Travel Guides Crafted by Experienced Archaeologists & Historians

Art, History & Archaeology Sites & Museums

The mountainous state of Idaho is a place of much natural beauty, being one of the three states across which the Yellowstone National Park, a UNESCO World Heritage Site, is spread. At the time of European contact, Idaho was home to indigenous groups like the Kutenai, the Nez Percé, the Northern Paiute, and the Shoshone, with “Idaho” itself meaning “gem of the mountains” in the Shoshone language. The early 19th century saw fur traders and Christian missionaries move into the area, which was then part of Oregon Territory. Idaho only became a distinct territory in 1863, shortly after the discovery of gold and the ensuing rapid growth in population – it then became the 43rd state in 1890.

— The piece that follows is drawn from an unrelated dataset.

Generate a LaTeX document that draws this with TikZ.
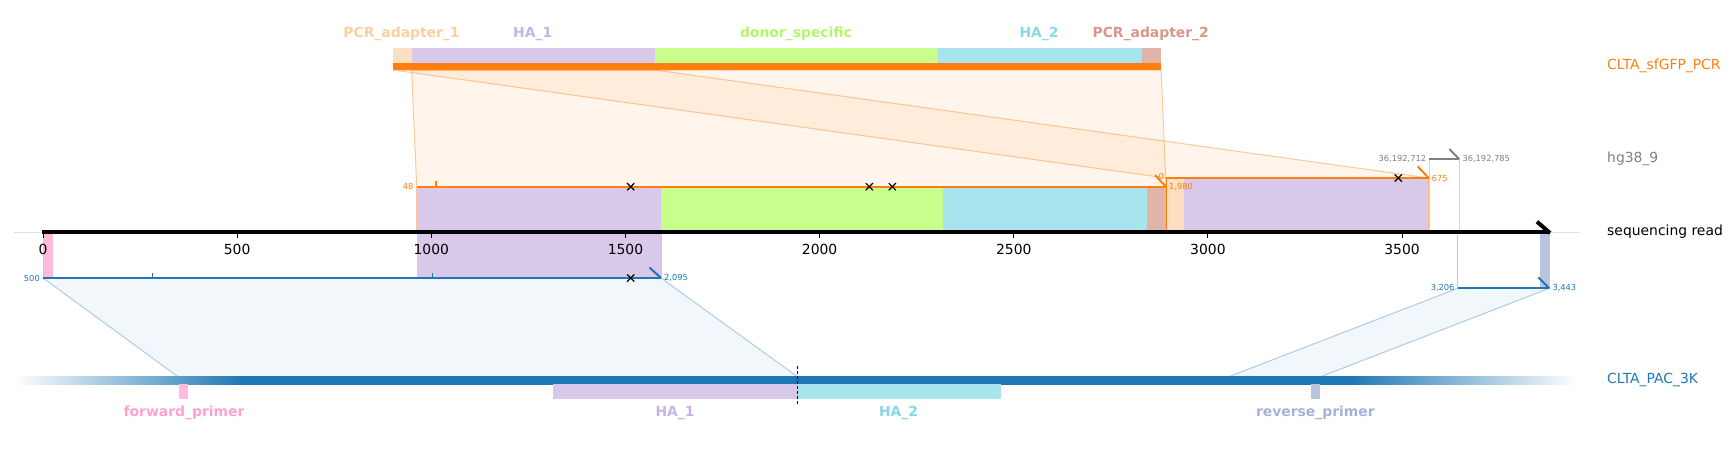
\documentclass[tikz,border=0pt]{standalone}
\usepackage{fontspec}
\setmainfont{DejaVu Sans}
\usepackage{tikz}
\usetikzlibrary{positioning,arrows.meta,calc}
\definecolor{pcrorange}{HTML}{FF7F0E}
\definecolor{pacblue}{HTML}{1F77B4}
\definecolor{hggray}{HTML}{7F7F7F}
\definecolor{adaptAbox}{HTML}{FBDFC0}
\definecolor{adaptAtxt}{HTML}{FBCFA0}
\definecolor{haAbox}{HTML}{D8C8EA}
\definecolor{haAtxt}{HTML}{C8B4E4}
\definecolor{donorbox}{HTML}{C8FF8C}
\definecolor{donortxt}{HTML}{B4F56E}
\definecolor{haBbox}{HTML}{A8E4EE}
\definecolor{haBtxt}{HTML}{86D8E6}
\definecolor{adaptBbox}{HTML}{E0B4A8}
\definecolor{adaptBtxt}{HTML}{D8968A}
\definecolor{fwdbox}{HTML}{FFBADC}
\definecolor{fwdtxt}{HTML}{FFA0D0}
\definecolor{revbox}{HTML}{B8C4E0}
\definecolor{revtxt}{HTML}{A4B2D8}
\pgfdeclarehorizontalshading{pacfade}{100bp}{color(0bp)=(white); color(25bp)=(white); color(32.3bp)=(pacblue); color(67.7bp)=(pacblue); color(75bp)=(white); color(100bp)=(white)}
\newcommand{\bigtxt}{\fontsize{13.9}{16}\selectfont}
\newcommand{\tinytxt}{\fontsize{8.3}{10}\selectfont}

\begin{document}
\begin{tikzpicture}[x=1pt, y=-1pt,
    feat/.style={font=\bigtxt\bfseries, inner sep=0pt},
    track/.style={font=\bigtxt, anchor=west, inner sep=0pt},
    endlab/.style={font=\tinytxt, inner sep=0pt},
    orangelink/.style={fill=pcrorange, fill opacity=0.08, draw=pcrorange, draw opacity=0.4, line width=1pt},
    bluelink/.style={fill=pacblue, fill opacity=0.06, draw=pacblue, draw opacity=0.35, line width=1pt},
    cross/.style={black, line width=1.2pt}]
    \useasboundingbox (0,0) rectangle (1733,448);
    \coordinate (pcr0) at (393.3,70);
    \coordinate (pcr48) at (411.6,70);
    \coordinate (pcr675) at (655,70);
    \coordinate (pcrend) at (1161.2,70);
    \coordinate (hgAs) at (416.7,186.7);
    \coordinate (hgAe) at (1166,186.7);
    \coordinate (hgBs) at (1166,178);
    \coordinate (hgBe) at (1428.7,178);
    \coordinate (hgGs) at (1429.3,159);
    \coordinate (hgGe) at (1459.3,159);
    \coordinate (pacAs) at (43,278);
    \coordinate (pacAe) at (661,278);
    \coordinate (pacBs) at (1457.7,288.3);
    \coordinate (pacBe) at (1549.3,288.3);
    \coordinate (plA) at (178,376.7);
    \coordinate (plB) at (797.5,376.7);
    \coordinate (plC) at (1228.8,376.7);
    \coordinate (plD) at (1320.8,376.7);
    \filldraw[orangelink] (pcr48) -- (pcrend) -- (hgAe) -- (hgAs) -- cycle;
    \filldraw[orangelink] (pcr0) -- (pcr675) -- (hgBe) -- (hgBs) -- cycle;
    \filldraw[bluelink] (pacAs) -- (pacAe) -- (plB) -- (plA) -- cycle;
    \filldraw[bluelink] (pacBs) -- (pacBe) -- (plD) -- (plC) -- cycle;
    \fill[adaptAbox] (393.3,47.7) rectangle (412,63.3);
    \fill[haAbox] (412,47.7) rectangle (655,63.3);
    \fill[donorbox] (655,47.7) rectangle (937.7,63.3);
    \fill[haBbox] (937.7,47.7) rectangle (1142,63.3);
    \fill[adaptBbox] (1142,47.7) rectangle (1161.2,63.3);
    \fill[pcrorange] (393.3,63.3) rectangle (1161.2,70);
    \node[feat, adaptAtxt] (adaptAlab) at (401.5,34) {PCR\_adapter\_1};
    \node[feat, haAtxt] (haAlab) at (532.7,34) {HA\_1};
    \node[feat, donortxt] (donorlab) at (796,34) {donor\_specific};
    \node[feat, haBtxt] (haBlab) at (1039,34) {HA\_2};
    \node[feat, adaptBtxt] (adaptBlab) at (1150.7,34) {PCR\_adapter\_2};
    \fill[haAbox] (416.7,186.7) rectangle (661,232);
    \fill[donorbox] (661,186.7) rectangle (943.3,232);
    \fill[haBbox] (943.3,186.7) rectangle (1146.7,232);
    \fill[adaptBbox] (1146.7,186.7) rectangle (1166,232);
    \fill[adaptAbox] (1166,178) rectangle (1184,232);
    \fill[haAbox] (1184,178) rectangle (1428.7,232);
    \fill[haAbox] (416.7,232) rectangle (661,278);
    \fill[fwdbox] (43.3,232) rectangle (52.7,278);
    \fill[revbox] (1540,232) rectangle (1549.3,288.3);
    \draw[pcrorange!45, line width=1pt] (hgAs) -- (416.7,232);
    \draw[pcrorange, line width=1pt] (hgBs) -- (1166,232);
    \draw[pcrorange!55, line width=1pt] (hgBe) -- (1428.7,232);
    \draw[hggray!35, line width=1pt] (hgGs) -- (1429.3,232);
    \draw[hggray!35, line width=1pt] (hgGe) -- (1459.3,232);
    \draw[pacblue!35, line width=1pt] (43,232) -- (pacAs);
    \draw[pacblue!35, line width=1pt] (661,232) -- (pacAe);
    \draw[pacblue!35, line width=1pt] (1457.7,232) -- (pacBs);
    \draw[pacblue!35, line width=1pt] (1549.3,232) -- (pacBe);
    \draw[black!12, line width=1pt] (14,232) -- (1580,232);
    \draw[black, line width=4pt] (42,232.3) -- (1550,232.3);
    \draw[black, line width=4pt] (1550,233) -- (1537,221.7);
    \foreach \v in {0,500,...,3500} {
      \draw[black, line width=1pt] ({43+0.3883*\v},233) -- ++(0,5);
      \node[font=\bigtxt, inner sep=0pt] (tick\v) at ({43+0.3883*\v},249) {\v};
    }
    \draw[pcrorange, line width=2pt] (hgAs) -- (hgAe);
    \draw[pcrorange, line width=2pt] (hgBs) -- (hgBe);
    \draw[pcrorange, line width=1.5pt] (436,186.7) -- ++(0,-6);
    \node[endlab, pcrorange, anchor=east] (lab48) at ($(hgAs)+(-3,0)$) {48};
    \node[endlab, pcrorange, anchor=west] (lab1980) at ($(hgAe)+(3,0)$) {1,980};
    \node[endlab, pcrorange, anchor=east] (lab0) at ($(hgBs)+(-2,-2)$) {0};
    \node[endlab, pcrorange, anchor=west] (lab675) at ($(hgBe)+(3,0)$) {675};
    \draw[pcrorange, line width=2pt] (hgAe) -- ++(-11,-11.5);
    \draw[pcrorange, line width=2pt] (hgBe) -- ++(-11,-11.5);
    \draw[hggray, line width=2pt] (hgGs) -- (hgGe);
    \draw[hggray, line width=2pt] (hgGe) -- ++(-10,-10);
    \node[endlab, hggray, anchor=east] (labg1) at ($(hgGs)+(-3,0)$) {36,192,712};
    \node[endlab, hggray, anchor=west] (labg2) at ($(hgGe)+(3,0)$) {36,192,785};
    \draw[pacblue, line width=2pt] (pacAs) -- (pacAe);
    \draw[pacblue, line width=1.5pt] (152.7,278) -- ++(0,-5);
    \draw[pacblue, line width=1.5pt] (432.7,278) -- ++(0,-5);
    \draw[pacblue, line width=2pt] (pacAe) -- ++(-11.5,-10.5);
    \node[endlab, pacblue, anchor=east] (lab500) at ($(pacAs)+(-3,0)$) {500};
    \node[endlab, pacblue, anchor=west] (lab2095) at ($(pacAe)+(3,0)$) {2,095};
    \draw[pacblue, line width=2pt] (pacBs) -- (pacBe);
    \draw[pacblue, line width=2pt] (pacBe) -- ++(-11,-11);
    \node[endlab, pacblue, anchor=east] (lab3206) at ($(pacBs)+(-3,0)$) {3,206};
    \node[endlab, pacblue, anchor=west] (lab3443) at ($(pacBe)+(3,0)$) {3,443};
    \foreach \p in {(630.7,186.7),(869.3,186.7),(892.3,186.7),(1398.3,178),(630.7,278)} {
      \draw[cross] \p +(-3.6,-3.6) -- +(3.6,3.6) +(-3.6,3.6) -- +(3.6,-3.6);
    }
    \shade[shading=pacfade] (14,376.7) rectangle (1578,384);
    \fill[fwdbox] (179,384) rectangle (187.5,399);
    \fill[haAbox] (553,384) rectangle (797.5,399);
    \fill[haBbox] (797.5,384) rectangle (1000.7,399);
    \fill[revbox] (1311,384) rectangle (1320,399);
    \draw[black, line width=1pt, dash pattern=on 3pt off 2pt] (797.5,366) -- (797.5,404.3);
    \node[feat, fwdtxt] (fwdlab) at (184,413) {forward\_primer};
    \node[feat, haAtxt] (haAlabB) at (675,413) {HA\_1};
    \node[feat, haBtxt] (haBlabB) at (898.5,413) {HA\_2};
    \node[feat, revtxt] (revlab) at (1315.4,413) {reverse\_primer};
    \node[track, pcrorange] (pcrname) at (1607,66) {CLTA\_sfGFP\_PCR};
    \node[track, hggray] (hgname) at (1607,159) {hg38\_9};
    \node[track] (readname) at (1607,232) {sequencing read};
    \node[track, pacblue] (pacname) at (1607,380) {CLTA\_PAC\_3K};
\end{tikzpicture}
\end{document}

Archaeology & History Sites in Idaho

Minidoka National Historic Site

During the Second World War, in which the U.S. battled against Japan, the government interned Japanese Americans, fearing that they may be enemy agents. The Minidoka National Historic Site preserves one such internment camp, where 90,00 people were imprisoned on the basis of their ethnicity between 1942 and 1945. In 2001, the site was declared a national monument by President Bill Clinton, after which efforts were made to return it to its 1940s appearance.

Museums & Art Galleries in Idaho

Museum of Idaho

Located in Idaho Falls, the Museum of Idaho is one of the state’s largest museums, showcasing both its human history and its older, natural history. Among the features of interest to archaeological explorers are the early 19th century Andrew Henry Rock, which includes the oldest known example of written English ever recovered in Idaho, and ‘Eagle Rock, a replica frontier town street. The museum also hosts a substantial archive devoted to state history.